En una entrevista de trabajo, allá por 2006, manifesté que veía la incorporación a la empresa como un matrimonio profesional. Desde mi punto de vista tenía ilusión máxima en formalizarlo y en el compromiso para continuar toda la vida, aunque supiera que posiblemente tenía fecha de caducidad. En aquella época no sabía que la enfermedad, llámese cáncer, ictus, epilepsia o fibromialgia podían condicionar tanto nuestra vida.
Compromiso, viene del latín; con, que significa consolidar, concepto, y promissus, promesa. Para mi el compromiso, efectivamente, me lleva a “estar cerca” (con), no hacerme a un lado. Como buena navarra, aunque suene fatuo, acercarme, y hacerlo con la promesa de dar lo mejor de mí.
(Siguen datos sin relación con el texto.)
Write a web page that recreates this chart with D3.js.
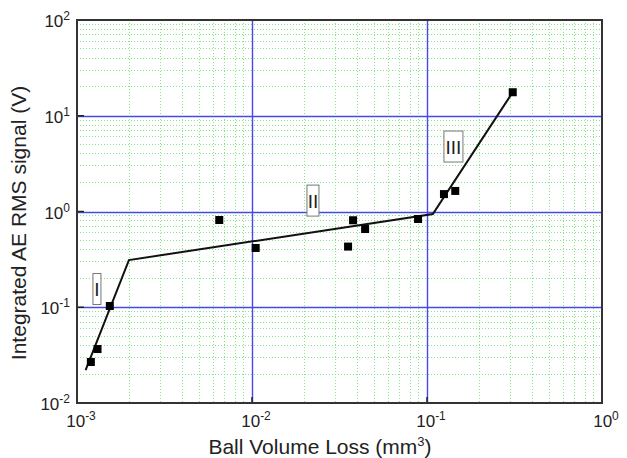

Desde que Garbancito se alojó una parte de mí, me recuerda constantemente que debo cuidar mi cuerpo, “templo divino”, para recuperarme por un lado y no recaer por otro. Sin embargo, pese al mazazo recibido, todavía hoy olvido a menudo que mis fuerzas son limitadas. Y aunque llego a casa y toda la fuerza que he mostrado durante el día termina cayendo y yo tumbada en el sofá, pensando que me faltan pilas, al día siguiente vuelvo a la guerra.
¿Cuál es el verdadero compromiso? A mi entender tiene que ser aquel que nos lleva a hacer en cada momento lo que toca, sin privarnos del disfrute del camino, ni de la perspectiva del final. Porque compromiso es sobre todo saber que todo los que hacemos es por algo y para alguien, por la empresas y la sociedad, primero, pero sobre todo por nosotros mismos.